▶ [WHAT TO WORK ON]
For the copy, please give all of the data again exactly and leave the pictures out.

▶ [DATA PROVIDED]
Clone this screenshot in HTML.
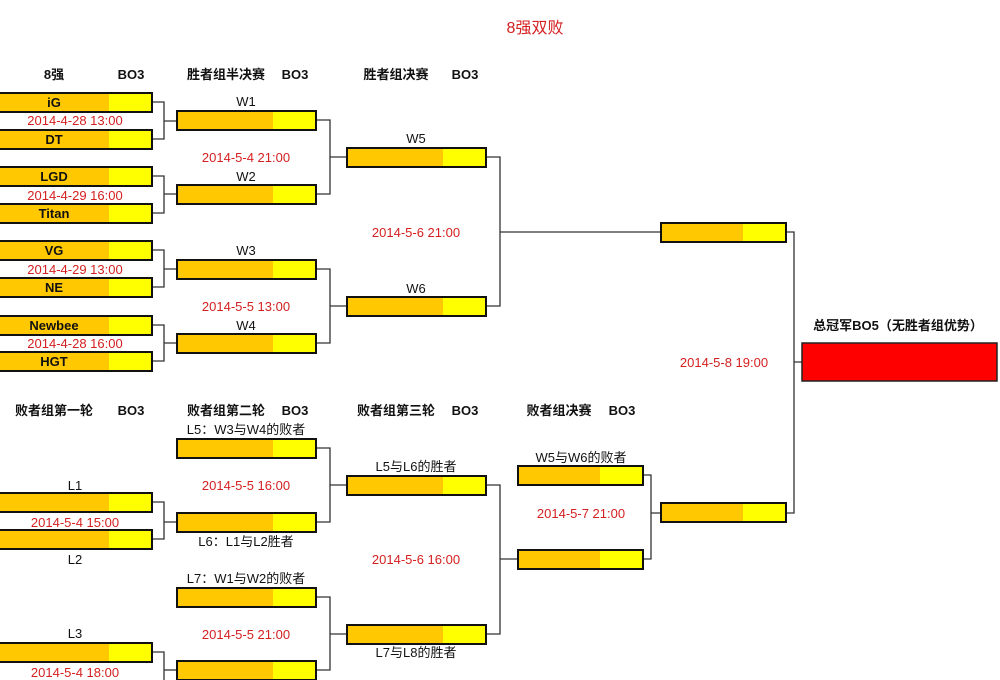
<!DOCTYPE html>
<html><head><meta charset="utf-8"><style>
html,body{margin:0;padding:0;background:#fff;}
svg{display:block;font-family:"Liberation Sans","Noto Sans CJK SC",sans-serif;}
.o{fill:#FFC800}.y{fill:#FFFF00}.b{fill:none;stroke:#111;stroke-width:2}
.l{fill:none;stroke:#333;stroke-width:1.3}
.d{fill:#d42020;font-size:13px;text-anchor:middle}
.t{fill:#111;font-size:13px;text-anchor:middle}
.h{fill:#111;font-size:13px;font-weight:bold;text-anchor:middle}
</style></head><body>
<svg width="1000" height="680" viewBox="0 0 1000 680">
<defs>
<g id="c1"><rect class="o" x="-2" y="0" width="111" height="19"/><rect class="y" x="109" y="0" width="43" height="19"/><rect class="b" x="-2" y="0" width="154" height="19"/></g>
<g id="c2"><rect class="o" x="177" y="0" width="96" height="19"/><rect class="y" x="273" y="0" width="43" height="19"/><rect class="b" x="177" y="0" width="139" height="19"/></g>
<g id="c3"><rect class="o" x="347" y="0" width="96" height="19"/><rect class="y" x="443" y="0" width="43" height="19"/><rect class="b" x="347" y="0" width="139" height="19"/></g>
<g id="c4"><rect class="o" x="661" y="0" width="82" height="19"/><rect class="y" x="743" y="0" width="43" height="19"/><rect class="b" x="661" y="0" width="125" height="19"/></g>
<g id="c5"><rect class="o" x="518" y="0" width="82" height="19"/><rect class="y" x="600" y="0" width="43" height="19"/><rect class="b" x="518" y="0" width="125" height="19"/></g>
</defs>
<text x="535" y="33" fill="#d42020" font-size="16" text-anchor="middle">8强双败</text>
<!-- headers -->
<text class="h" x="54" y="79">8强</text><text class="h" x="131" y="79">BO3</text>
<text class="h" x="226" y="79">胜者组半决赛</text><text class="h" x="295" y="79">BO3</text>
<text class="h" x="396" y="79">胜者组决赛</text><text class="h" x="465" y="79">BO3</text>
<text class="h" x="54" y="415">败者组第一轮</text><text class="h" x="131" y="415">BO3</text>
<text class="h" x="226" y="415">败者组第二轮</text><text class="h" x="295" y="415">BO3</text>
<text class="h" x="396" y="415">败者组第三轮</text><text class="h" x="465" y="415">BO3</text>
<text class="h" x="559" y="415">败者组决赛</text><text class="h" x="622" y="415">BO3</text>
<text class="h" x="898" y="330">总冠军BO5（无胜者组优势）</text>
<!-- connectors -->
<path class="l" d="M152 102H164V139H152M164 121H177"/>
<path class="l" d="M152 176H164V213H152M164 194H177"/>
<path class="l" d="M152 250H164V287H152M164 269H177"/>
<path class="l" d="M152 325H164V361H152M164 343H177"/>
<path class="l" d="M316 120H330V194H316M330 157H347"/>
<path class="l" d="M316 269H330V343H316M330 306H347"/>
<path class="l" d="M486 157H500V306H486M500 232H661"/>
<path class="l" d="M786 232H794V513H786M794 362H802"/>
<path class="l" d="M152 502H164V539H152M164 522H177"/>
<path class="l" d="M152 652H164V680"/><path class="l" d="M164 670H177"/>
<path class="l" d="M316 448H330V522H316M330 485H347"/>
<path class="l" d="M316 597H330V670H316M330 634H347"/>
<path class="l" d="M486 485H500V634H486M500 559H518"/>
<path class="l" d="M643 475H651V559H643M651 513H661"/>
<!-- boxes -->
<use href="#c1" y="93"/><use href="#c1" y="130"/><use href="#c1" y="167"/><use href="#c1" y="204"/>
<use href="#c1" y="241"/><use href="#c1" y="278"/><use href="#c1" y="316"/><use href="#c1" y="352"/>
<use href="#c1" y="493"/><use href="#c1" y="530"/><use href="#c1" y="643"/>
<use href="#c2" y="111"/><use href="#c2" y="185"/><use href="#c2" y="260"/><use href="#c2" y="334"/>
<use href="#c2" y="439"/><use href="#c2" y="513"/><use href="#c2" y="588"/><use href="#c2" y="661"/>
<use href="#c3" y="148"/><use href="#c3" y="297"/><use href="#c3" y="476"/><use href="#c3" y="625"/>
<use href="#c4" y="223"/><use href="#c4" y="503"/>
<use href="#c5" y="466"/><use href="#c5" y="550"/>
<rect x="802" y="343" width="195" height="38" fill="#ff0000" stroke="#222" stroke-width="1.5"/>
<!-- team names -->
<text class="h" x="54" y="107">iG</text><text class="h" x="54" y="144">DT</text>
<text class="h" x="54" y="181">LGD</text><text class="h" x="54" y="218">Titan</text>
<text class="h" x="54" y="255">VG</text><text class="h" x="54" y="292">NE</text>
<text class="h" x="54" y="330">Newbee</text><text class="h" x="54" y="366">HGT</text>
<!-- dates -->
<text class="d" x="75" y="125">2014-4-28 13:00</text>
<text class="d" x="75" y="200">2014-4-29 16:00</text>
<text class="d" x="75" y="274">2014-4-29 13:00</text>
<text class="d" x="75" y="348">2014-4-28 16:00</text>
<text class="d" x="246" y="162">2014-5-4 21:00</text>
<text class="d" x="246" y="311">2014-5-5 13:00</text>
<text class="d" x="416" y="237">2014-5-6 21:00</text>
<text class="d" x="724" y="367">2014-5-8 19:00</text>
<text class="d" x="75" y="527">2014-5-4 15:00</text>
<text class="d" x="75" y="677">2014-5-4 18:00</text>
<text class="d" x="246" y="490">2014-5-5 16:00</text>
<text class="d" x="246" y="639">2014-5-5 21:00</text>
<text class="d" x="416" y="564">2014-5-6 16:00</text>
<text class="d" x="581" y="518">2014-5-7 21:00</text>
<!-- labels -->
<text class="t" x="246" y="106">W1</text><text class="t" x="246" y="181">W2</text>
<text class="t" x="246" y="255">W3</text><text class="t" x="246" y="330">W4</text>
<text class="t" x="416" y="143">W5</text><text class="t" x="416" y="293">W6</text>
<text class="t" x="75" y="490">L1</text><text class="t" x="75" y="564">L2</text>
<text class="t" x="75" y="638">L3</text>
<text class="t" x="246" y="434">L5：W3与W4的败者</text>
<text class="t" x="246" y="546">L6：L1与L2胜者</text>
<text class="t" x="246" y="583">L7：W1与W2的败者</text>
<text class="t" x="416" y="471">L5与L6的胜者</text>
<text class="t" x="416" y="657">L7与L8的胜者</text>
<text class="t" x="581" y="462">W5与W6的败者</text>
</svg>
</body></html>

▶ [EXERCISE OUTPUT]
Clone this screenshot in HTML.
<!DOCTYPE html>
<html><head><meta charset="utf-8"><style>
html,body{margin:0;padding:0;background:#fff;}
svg{display:block;font-family:"Liberation Sans","Noto Sans CJK SC",sans-serif;}
.o{fill:#FFC800}.y{fill:#FFFF00}.b{fill:none;stroke:#111;stroke-width:2}
.l{fill:none;stroke:#333;stroke-width:1.3}
.d{fill:#d42020;font-size:13px;text-anchor:middle}
.t{fill:#111;font-size:13px;text-anchor:middle}
.h{fill:#111;font-size:13px;font-weight:bold;text-anchor:middle}
</style></head><body>
<svg width="1000" height="680" viewBox="0 0 1000 680">
<defs>
<g id="c1"><rect class="o" x="-2" y="0" width="111" height="19"/><rect class="y" x="109" y="0" width="43" height="19"/><rect class="b" x="-2" y="0" width="154" height="19"/></g>
<g id="c2"><rect class="o" x="177" y="0" width="96" height="19"/><rect class="y" x="273" y="0" width="43" height="19"/><rect class="b" x="177" y="0" width="139" height="19"/></g>
<g id="c3"><rect class="o" x="347" y="0" width="96" height="19"/><rect class="y" x="443" y="0" width="43" height="19"/><rect class="b" x="347" y="0" width="139" height="19"/></g>
<g id="c4"><rect class="o" x="661" y="0" width="82" height="19"/><rect class="y" x="743" y="0" width="43" height="19"/><rect class="b" x="661" y="0" width="125" height="19"/></g>
<g id="c5"><rect class="o" x="518" y="0" width="82" height="19"/><rect class="y" x="600" y="0" width="43" height="19"/><rect class="b" x="518" y="0" width="125" height="19"/></g>
</defs>
<text x="535" y="33" fill="#d42020" font-size="16" text-anchor="middle">8强双败</text>
<!-- headers -->
<text class="h" x="54" y="79">8强</text><text class="h" x="131" y="79">BO3</text>
<text class="h" x="226" y="79">胜者组半决赛</text><text class="h" x="295" y="79">BO3</text>
<text class="h" x="396" y="79">胜者组决赛</text><text class="h" x="465" y="79">BO3</text>
<text class="h" x="54" y="415">败者组第一轮</text><text class="h" x="131" y="415">BO3</text>
<text class="h" x="226" y="415">败者组第二轮</text><text class="h" x="295" y="415">BO3</text>
<text class="h" x="396" y="415">败者组第三轮</text><text class="h" x="465" y="415">BO3</text>
<text class="h" x="559" y="415">败者组决赛</text><text class="h" x="622" y="415">BO3</text>
<text class="h" x="898" y="330">总冠军BO5（无胜者组优势）</text>
<!-- connectors -->
<path class="l" d="M152 102H164V139H152M164 121H177"/>
<path class="l" d="M152 176H164V213H152M164 194H177"/>
<path class="l" d="M152 250H164V287H152M164 269H177"/>
<path class="l" d="M152 325H164V361H152M164 343H177"/>
<path class="l" d="M316 120H330V194H316M330 157H347"/>
<path class="l" d="M316 269H330V343H316M330 306H347"/>
<path class="l" d="M486 157H500V306H486M500 232H661"/>
<path class="l" d="M786 232H794V513H786M794 362H802"/>
<path class="l" d="M152 502H164V539H152M164 522H177"/>
<path class="l" d="M152 652H164V680"/><path class="l" d="M164 670H177"/>
<path class="l" d="M316 448H330V522H316M330 485H347"/>
<path class="l" d="M316 597H330V670H316M330 634H347"/>
<path class="l" d="M486 485H500V634H486M500 559H518"/>
<path class="l" d="M643 475H651V559H643M651 513H661"/>
<!-- boxes -->
<use href="#c1" y="93"/><use href="#c1" y="130"/><use href="#c1" y="167"/><use href="#c1" y="204"/>
<use href="#c1" y="241"/><use href="#c1" y="278"/><use href="#c1" y="316"/><use href="#c1" y="352"/>
<use href="#c1" y="493"/><use href="#c1" y="530"/><use href="#c1" y="643"/>
<use href="#c2" y="111"/><use href="#c2" y="185"/><use href="#c2" y="260"/><use href="#c2" y="334"/>
<use href="#c2" y="439"/><use href="#c2" y="513"/><use href="#c2" y="588"/><use href="#c2" y="661"/>
<use href="#c3" y="148"/><use href="#c3" y="297"/><use href="#c3" y="476"/><use href="#c3" y="625"/>
<use href="#c4" y="223"/><use href="#c4" y="503"/>
<use href="#c5" y="466"/><use href="#c5" y="550"/>
<rect x="802" y="343" width="195" height="38" fill="#ff0000" stroke="#222" stroke-width="1.5"/>
<!-- team names -->
<text class="h" x="54" y="107">iG</text><text class="h" x="54" y="144">DT</text>
<text class="h" x="54" y="181">LGD</text><text class="h" x="54" y="218">Titan</text>
<text class="h" x="54" y="255">VG</text><text class="h" x="54" y="292">NE</text>
<text class="h" x="54" y="330">Newbee</text><text class="h" x="54" y="366">HGT</text>
<!-- dates -->
<text class="d" x="75" y="125">2014-4-28 13:00</text>
<text class="d" x="75" y="200">2014-4-29 16:00</text>
<text class="d" x="75" y="274">2014-4-29 13:00</text>
<text class="d" x="75" y="348">2014-4-28 16:00</text>
<text class="d" x="246" y="162">2014-5-4 21:00</text>
<text class="d" x="246" y="311">2014-5-5 13:00</text>
<text class="d" x="416" y="237">2014-5-6 21:00</text>
<text class="d" x="724" y="367">2014-5-8 19:00</text>
<text class="d" x="75" y="527">2014-5-4 15:00</text>
<text class="d" x="75" y="677">2014-5-4 18:00</text>
<text class="d" x="246" y="490">2014-5-5 16:00</text>
<text class="d" x="246" y="639">2014-5-5 21:00</text>
<text class="d" x="416" y="564">2014-5-6 16:00</text>
<text class="d" x="581" y="518">2014-5-7 21:00</text>
<!-- labels -->
<text class="t" x="246" y="106">W1</text><text class="t" x="246" y="181">W2</text>
<text class="t" x="246" y="255">W3</text><text class="t" x="246" y="330">W4</text>
<text class="t" x="416" y="143">W5</text><text class="t" x="416" y="293">W6</text>
<text class="t" x="75" y="490">L1</text><text class="t" x="75" y="564">L2</text>
<text class="t" x="75" y="638">L3</text>
<text class="t" x="246" y="434">L5：W3与W4的败者</text>
<text class="t" x="246" y="546">L6：L1与L2胜者</text>
<text class="t" x="246" y="583">L7：W1与W2的败者</text>
<text class="t" x="416" y="471">L5与L6的胜者</text>
<text class="t" x="416" y="657">L7与L8的胜者</text>
<text class="t" x="581" y="462">W5与W6的败者</text>
</svg>
</body></html>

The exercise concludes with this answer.